Primárias em aberto

O PS tem a enorme responsabilidade de credibilizar as suas eleições primárias.

Por estes dias, o Partido Socialista organiza dois tipos de eleições.

As primeiras, para as federações distritais, são a eleição típica e tradicional da máquina partidária, a que não falta uma grande dose de caricato: há mortos que se inscrevem para votar, dezenas de militantes que vivem nas mesmas moradas inexistentes, e beneméritos que pagam as quotas a milhares de eleitores em simultâneo. Depois de realizadas as eleições, começam as impugnações; desta vez até há um vencedor que está tão descontente que decidiu impugnar a própria vitória.

As segundas são as eleições primárias para candidato a primeiro-ministro. Não são as primeiras primárias, nem primárias inteiramente abertas, mas geraram grande interesse. O que é natural. Por uma vez, um candidato com hipóteses reais de se tornar primeiro-ministro resultará de um processo de escolha alargado a simpatizantes partidários: mais de cinquenta mil pessoas se inscreveram até agora para votar. É inevitável que os debates entre António José Seguro e António Costa atinjam uma grande audiência (o primeiro foi realizado ontem, após a escrita desta crónica) e seria bom que eles revelassem aos portugueses reais alternativas de governação que superem o mais-do-mesmo.

Curiosamente, uma grande parte dos comentadores decidiu encarar o novo tipo de eleições com cinismo, ao passo que deixam passar as eleições que sempre houve, com as suas chapeladas e tramóias, sem mais do que um encolher de ombros. Porquê? Há más e boas razões.

Comecemos pelas más.

Em primeiro lugar, o cinismo é hoje o principal modo de comentário, e aplica-se desde logo a tudo o que é novo. Os comentadores preferem aquilo que já conhecem, e optam sempre em caso de dúvida pelo pessimismo, que pensam trazer menos riscos reputacionais associados.

Em segundo lugar, o comentariado nacional é em grande medida oriundo dos partidos tradicionais. Estão habituados às chapeladas das distritais, que acham normais mas controláveis, e temem as primárias porque elas podem passar à margem dos processos que eles (e, em menor medida, elas) estão mais habituados a controlar.

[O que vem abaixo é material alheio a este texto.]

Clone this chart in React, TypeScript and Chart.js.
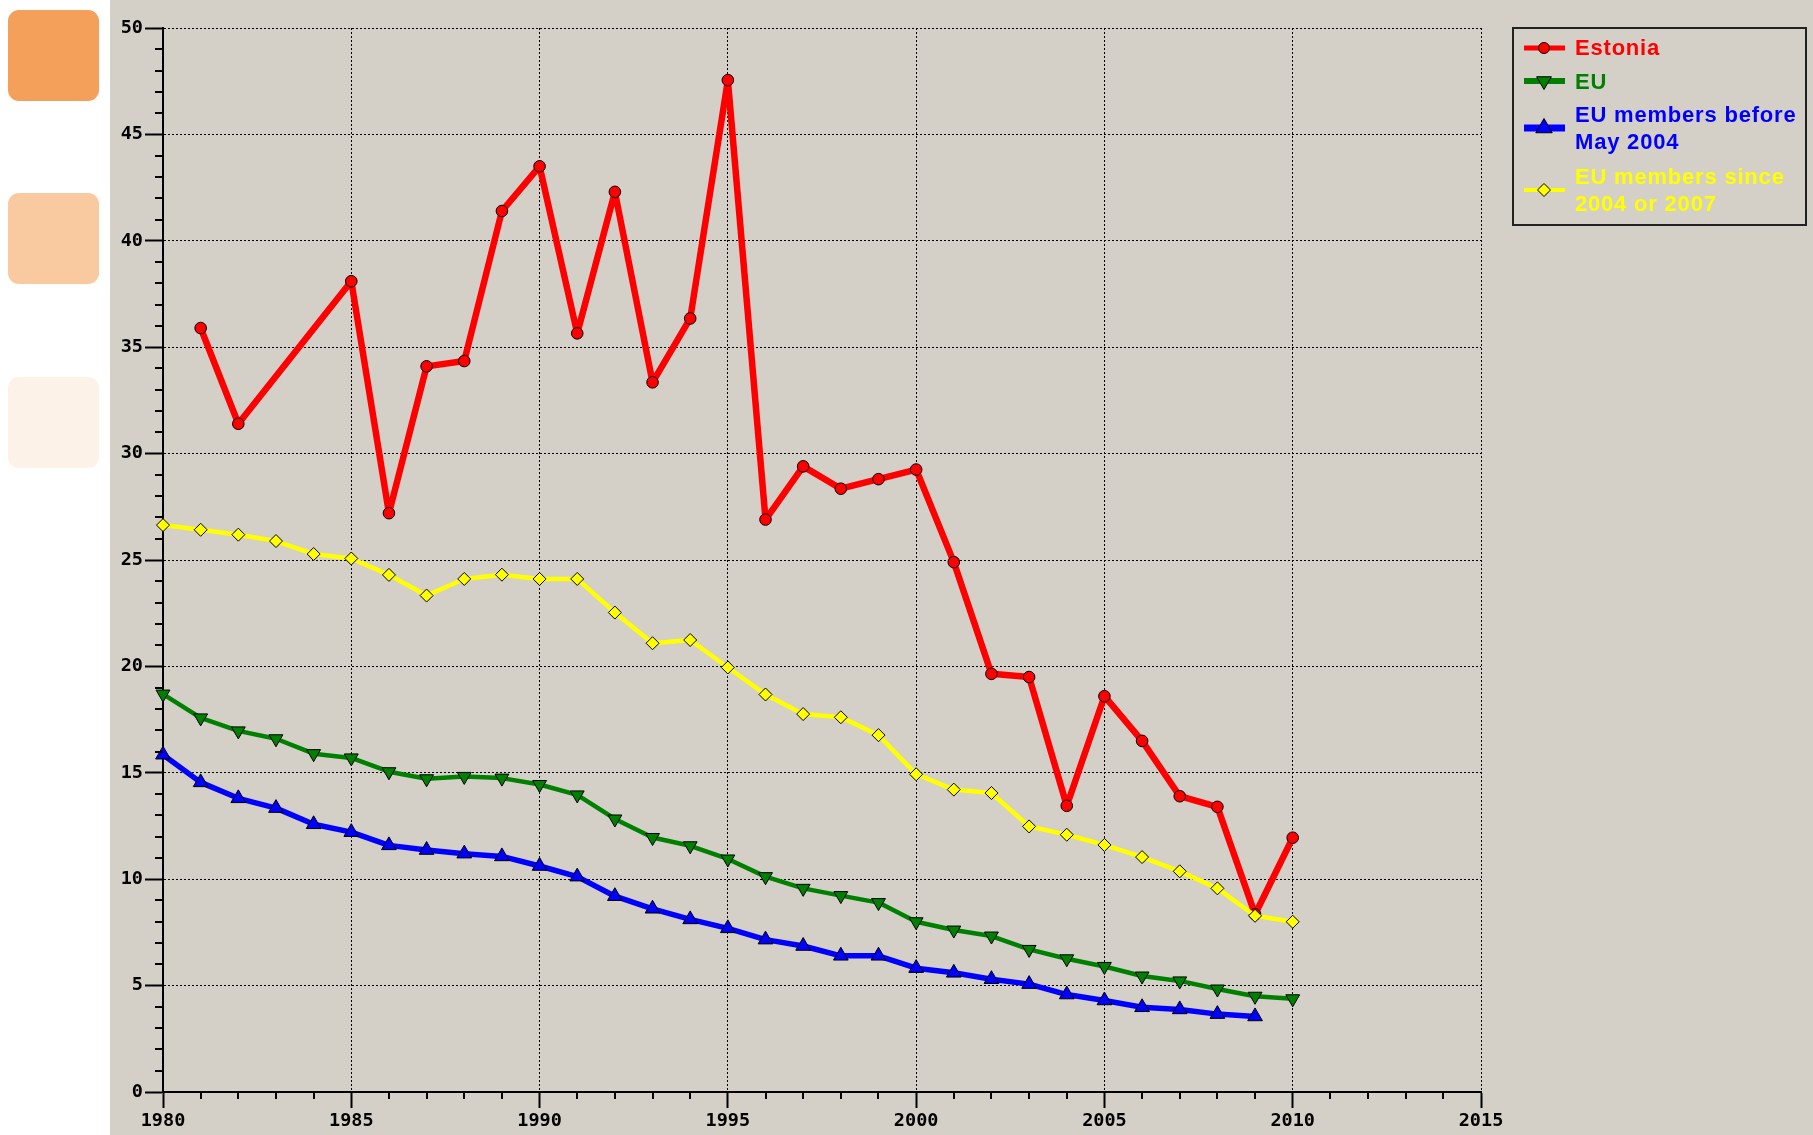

As boas razões de desconfiança têm a ver com este processo:

Em primeiro lugar, ficou claro para toda a gente que as primárias no PS não apareceram como resultado de um processo pensado, maturado e deliberativo, mas como uma reação momentânea a uma luta interna — uma fuga para a frente. Essa génese não contribuiu para credibilizar o processo.

Em segundo lugar, há um temor justificado de que se estrague aqui uma boa ideia. Mesmo quem tem defendido a inovação das primárias — e eu fi-lo aqui já há muito tempo — receou e receia ainda que a falta de transparência, de equidade e de fiscalização (desde logo, das contas das campanhas) façam pender a balança destas primárias socialistas mais para os vícios do que para as virtudes. Esperemos que não ocorra.

Há, contudo, uma enorme diferença entre estar vigilante nas eleições primárias e estar cego às eleições tradicionais como as distritais. O PS tem a enorme responsabilidade de credibilizar as suas eleições primárias — e aqui estaremos para tirar conclusões. Os céticos, porém, têm outra responsabilidade: provar que o método tradicional é melhor, ou sugerir uma alternativa melhor.